Source excerpt:
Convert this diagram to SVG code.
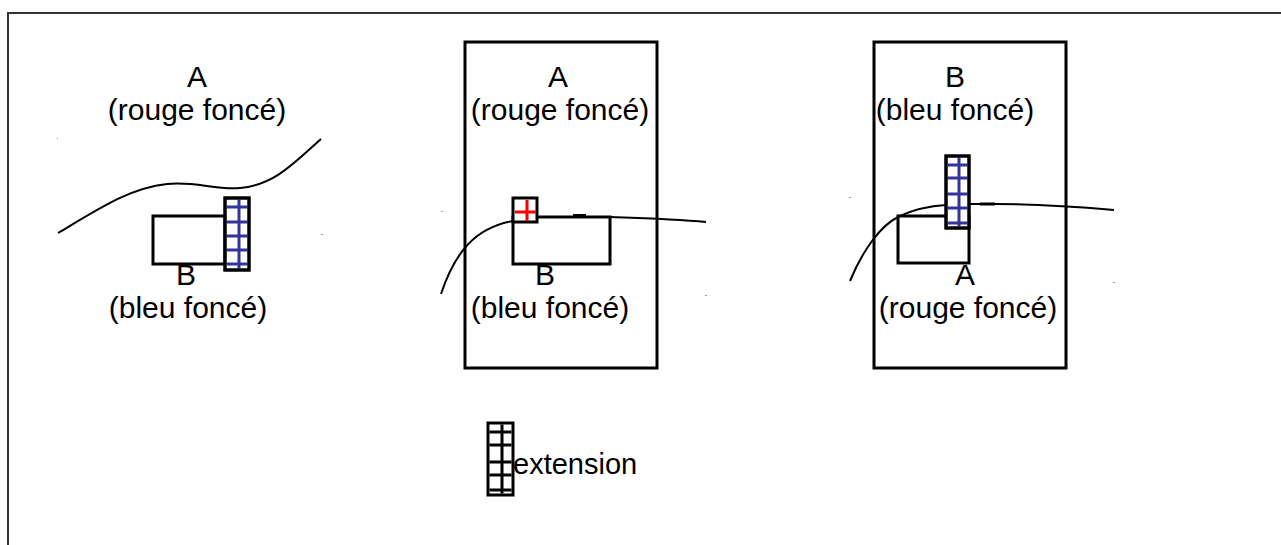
<svg xmlns="http://www.w3.org/2000/svg" width="1281" height="545" viewBox="0 0 1281 545">
<style>
.t{font-family:"Liberation Sans",Arial,sans-serif;font-size:30px;fill:#000;text-anchor:middle}
.box{fill:#fff;stroke:#000;stroke-width:3}
.bl{stroke:#333399;stroke-width:3;fill:none}
.kl{stroke:#000;stroke-width:3;fill:none}
.cv{fill:none;stroke:#000;stroke-width:2}
.dot{fill:#999}
</style>
<rect width="1281" height="545" fill="#fff"/>
<path d="M8,545 V13 H1281" fill="none" stroke="#333" stroke-width="2"/>

<g id="panel-left">
<path class="cv" d="M58,233 C100,208 130,188 167,184 C195,181 215,190 240,188 C275,185 295,162 321,139"/>
<rect class="box" x="153" y="216" width="72" height="48"/>
<g id="ext-left">
<rect class="box" x="225" y="198" width="24" height="72"/>
<path class="bl" d="M239,199.5 V268.5 M226.5,207 H247.5 M226.5,222 H247.5 M226.5,236 H247.5 M226.5,250 H247.5 M226.5,264 H247.5"/>
<rect x="225" y="198" width="24" height="72" fill="none" stroke="#000" stroke-width="3"/>
</g>
<text class="t" x="197" y="87">A</text>
<text class="t" x="197" y="120">(rouge foncé)</text>
<text class="t" x="186" y="285">B</text>
<text class="t" x="188" y="318">(bleu foncé)</text>
<rect class="dot" x="57" y="138" width="1" height="1"/>
<rect class="dot" x="321" y="234" width="2" height="1"/>
</g>

<g id="panel-middle">
<rect class="box" x="465" y="42" width="192" height="326"/>
<path class="cv" d="M441,294 C455,252 475,228 513,221"/>
<rect class="box" x="513" y="217" width="97" height="47"/>
<path class="cv" d="M537,217 H610 C640,218 675,219 706,222"/>
<path d="M573,215 H586" stroke="#000" stroke-width="2"/>
<rect class="box" x="513" y="198" width="24" height="24"/>
<path d="M527,200 V221 M515,212 H536" stroke="#ff0000" stroke-width="3" fill="none"/>
<text class="t" x="558" y="87">A</text>
<text class="t" x="560" y="120">(rouge foncé)</text>
<text class="t" x="545" y="285">B</text>
<text class="t" x="550" y="318">(bleu foncé)</text>
<rect class="dot" x="441" y="211" width="2" height="1"/>
<rect class="dot" x="705" y="295" width="2" height="1"/>
</g>

<g id="panel-right">
<rect class="box" x="874" y="42" width="192" height="326"/>
<path class="cv" d="M850,281 C862,252 880,225 900,216 C915,209 930,206 946,205"/>
<rect class="box" x="898" y="216" width="71" height="47"/>
<path class="cv" d="M969,204 H995 C1040,204 1080,207 1114,210"/>
<path d="M980,204 H995" stroke="#000" stroke-width="3"/>
<g id="ext-right">
<rect class="box" x="946" y="156" width="23" height="72"/>
<path class="bl" d="M959,157.5 V226.5 M947.5,165 H967.5 M947.5,178 H967.5 M947.5,194 H967.5 M947.5,208 H967.5 M947.5,223 H967.5"/>
<rect x="946" y="156" width="23" height="72" fill="none" stroke="#000" stroke-width="3"/>
</g>
<text class="t" x="955" y="87">B</text>
<text class="t" x="955" y="120">(bleu foncé)</text>
<text class="t" x="965" y="285">A</text>
<text class="t" x="968" y="318">(rouge foncé)</text>
<rect class="dot" x="849" y="197" width="2" height="1"/>
<rect class="dot" x="1113" y="282" width="2" height="1"/>
</g>

<g id="legend">
<rect class="box" x="488" y="423" width="25" height="72"/>
<path class="kl" d="M502,424.5 V493.5 M489.5,432 H511.5 M489.5,445 H511.5 M489.5,462 H511.5 M489.5,475 H511.5 M489.5,490 H511.5"/>
<text x="513" y="474" style="font-family:'Liberation Sans',Arial,sans-serif;font-size:29px">extension</text>
</g>
</svg>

Job:
Quote the data exactly, leaving every image out of the copy.

Output below:
Convert this diagram to SVG code.
<svg xmlns="http://www.w3.org/2000/svg" width="1281" height="545" viewBox="0 0 1281 545">
<style>
.t{font-family:"Liberation Sans",Arial,sans-serif;font-size:30px;fill:#000;text-anchor:middle}
.box{fill:#fff;stroke:#000;stroke-width:3}
.bl{stroke:#333399;stroke-width:3;fill:none}
.kl{stroke:#000;stroke-width:3;fill:none}
.cv{fill:none;stroke:#000;stroke-width:2}
.dot{fill:#999}
</style>
<rect width="1281" height="545" fill="#fff"/>
<path d="M8,545 V13 H1281" fill="none" stroke="#333" stroke-width="2"/>

<g id="panel-left">
<path class="cv" d="M58,233 C100,208 130,188 167,184 C195,181 215,190 240,188 C275,185 295,162 321,139"/>
<rect class="box" x="153" y="216" width="72" height="48"/>
<g id="ext-left">
<rect class="box" x="225" y="198" width="24" height="72"/>
<path class="bl" d="M239,199.5 V268.5 M226.5,207 H247.5 M226.5,222 H247.5 M226.5,236 H247.5 M226.5,250 H247.5 M226.5,264 H247.5"/>
<rect x="225" y="198" width="24" height="72" fill="none" stroke="#000" stroke-width="3"/>
</g>
<text class="t" x="197" y="87">A</text>
<text class="t" x="197" y="120">(rouge foncé)</text>
<text class="t" x="186" y="285">B</text>
<text class="t" x="188" y="318">(bleu foncé)</text>
<rect class="dot" x="57" y="138" width="1" height="1"/>
<rect class="dot" x="321" y="234" width="2" height="1"/>
</g>

<g id="panel-middle">
<rect class="box" x="465" y="42" width="192" height="326"/>
<path class="cv" d="M441,294 C455,252 475,228 513,221"/>
<rect class="box" x="513" y="217" width="97" height="47"/>
<path class="cv" d="M537,217 H610 C640,218 675,219 706,222"/>
<path d="M573,215 H586" stroke="#000" stroke-width="2"/>
<rect class="box" x="513" y="198" width="24" height="24"/>
<path d="M527,200 V221 M515,212 H536" stroke="#ff0000" stroke-width="3" fill="none"/>
<text class="t" x="558" y="87">A</text>
<text class="t" x="560" y="120">(rouge foncé)</text>
<text class="t" x="545" y="285">B</text>
<text class="t" x="550" y="318">(bleu foncé)</text>
<rect class="dot" x="441" y="211" width="2" height="1"/>
<rect class="dot" x="705" y="295" width="2" height="1"/>
</g>

<g id="panel-right">
<rect class="box" x="874" y="42" width="192" height="326"/>
<path class="cv" d="M850,281 C862,252 880,225 900,216 C915,209 930,206 946,205"/>
<rect class="box" x="898" y="216" width="71" height="47"/>
<path class="cv" d="M969,204 H995 C1040,204 1080,207 1114,210"/>
<path d="M980,204 H995" stroke="#000" stroke-width="3"/>
<g id="ext-right">
<rect class="box" x="946" y="156" width="23" height="72"/>
<path class="bl" d="M959,157.5 V226.5 M947.5,165 H967.5 M947.5,178 H967.5 M947.5,194 H967.5 M947.5,208 H967.5 M947.5,223 H967.5"/>
<rect x="946" y="156" width="23" height="72" fill="none" stroke="#000" stroke-width="3"/>
</g>
<text class="t" x="955" y="87">B</text>
<text class="t" x="955" y="120">(bleu foncé)</text>
<text class="t" x="965" y="285">A</text>
<text class="t" x="968" y="318">(rouge foncé)</text>
<rect class="dot" x="849" y="197" width="2" height="1"/>
<rect class="dot" x="1113" y="282" width="2" height="1"/>
</g>

<g id="legend">
<rect class="box" x="488" y="423" width="25" height="72"/>
<path class="kl" d="M502,424.5 V493.5 M489.5,432 H511.5 M489.5,445 H511.5 M489.5,462 H511.5 M489.5,475 H511.5 M489.5,490 H511.5"/>
<text x="513" y="474" style="font-family:'Liberation Sans',Arial,sans-serif;font-size:29px">extension</text>
</g>
</svg>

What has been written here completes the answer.